In entrambe le aree, quella dell’Eurozona e degli Stati Uniti, si può dire che la persistenza dell’inflazione core ha dato ragione a quanto detto sia da Jerome Powell che da Christine Lagarde qualche giorno fa, in occasione del Forum delle banche centrali di Sintra, in Portogallo.

La solidità dei fondamentali Usa, e dunque dell’inflazione, è stata tra l’altro confermata ieri dalla revisione finale del Pil del primo trimestre, che ha sorpreso al rialzo.

Dal dato è emerso infatti che, nei primi tre mesi del 2023, l’espansione dell’economia americana è stata pari al ritmo annualizzato del 2%, decisamente superiore alla prima revisione, che aveva indicato un ritmo di crescita pari a +1,3%.
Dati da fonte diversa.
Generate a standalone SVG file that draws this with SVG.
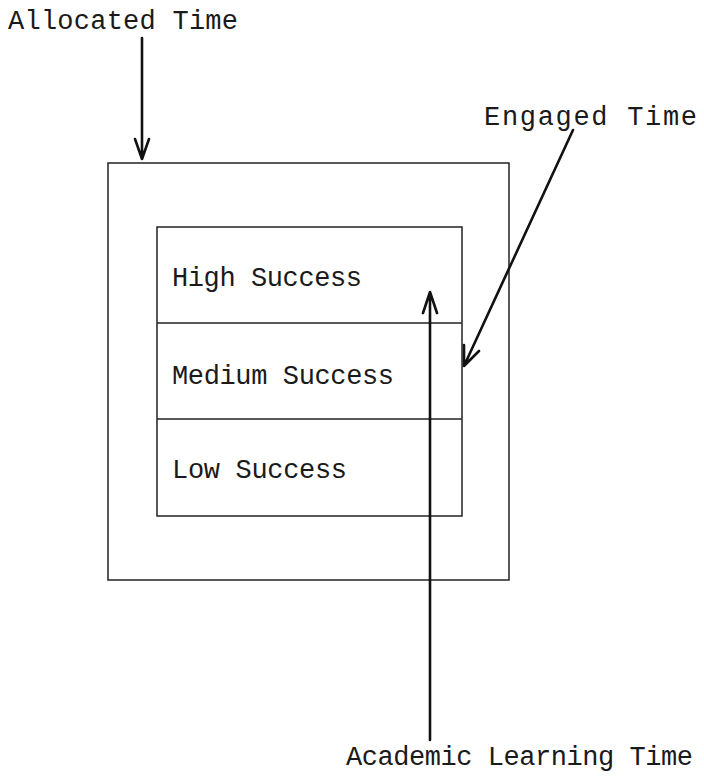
<svg xmlns="http://www.w3.org/2000/svg" width="704" height="777" viewBox="0 0 704 777">
<style>
.t{font-family:"Liberation Mono","Courier New",monospace;font-size:27px;fill:#1a1a1a}
.box{fill:none;stroke:#222;stroke-width:1.5}
.arr{fill:none;stroke:#111;stroke-width:2.6;stroke-linecap:round;stroke-linejoin:round}
</style>
<rect width="704" height="777" fill="#fff"/>
<g id="allocated">
<rect class="box" x="108" y="163" width="401" height="417"/>
<text class="t" x="8" y="29" textLength="230">Allocated Time</text>
</g>
<g id="engaged">
<rect class="box" x="157" y="227" width="305" height="289"/>
<text class="t" x="484" y="125" textLength="213">Engaged Time</text>
</g>
<g id="high">
<line class="box" x1="157" y1="323" x2="462" y2="323"/>
<text class="t" x="172" y="286" textLength="190">High Success</text>
</g>
<g id="medium">
<line class="box" x1="157" y1="419" x2="462" y2="419"/>
<text class="t" x="172" y="384" textLength="222">Medium Success</text>
</g>
<g id="low">
<text class="t" x="172" y="478" textLength="175">Low Success</text>
</g>
<g id="academic">
<text class="t" x="346" y="765" textLength="347">Academic Learning Time</text>
</g>
<g id="connectors">
<path class="arr" d="M142 38 L142 159 M135 139 L142 159 L149 139"/>
<path class="arr" d="M573 130 L464 366 M464 345 L464 366 L479 351"/>
<path class="arr" d="M430 740 L430 292 M423 313 L430 292 L437 313"/>
</g>
</svg>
Il Pil Usa ha stracciato inoltre le attese degli economisti intervistati da Dow Jones, che si aspettavano un rialzo dell’1,4%.

Oggi, il PCE conferma come la dinamica dei prezzi rimanga robusta, seppur in rallentamento, in un contesto in cui i trader si sono messi già l’anima in pace, prevedendo una nuova stretta sui tassi da parte della Fed, nel prossimo meeting di luglio.

I mercati dei futures prezzano di fatto un rialzo di 25 punti base nella prossima riunione del Fomc, il braccio di politica monetaria della Fed, con una probabilità dell’87% circa, stando a quanto emerge dai calcoli del CME Group.

Per finire, va detto che il rapporto con cui è stato reso noto il PCE ha messo in evidenza, anche, un indebolimento delle spese per consumi che, nel mese di maggio, sono salite appena dello 0,1%, decelerando in modo significativo rispetto al rialzo dello 0,6% di aprile, e confermandosi anche inferiori alle stime di un aumento dello 0,2%.

Questo, a dispetto del rafforzamento dei redditi personali, che hanno messo a segno un rialzo dello 0,4%, oltre il +0,3% stimato dal consensus.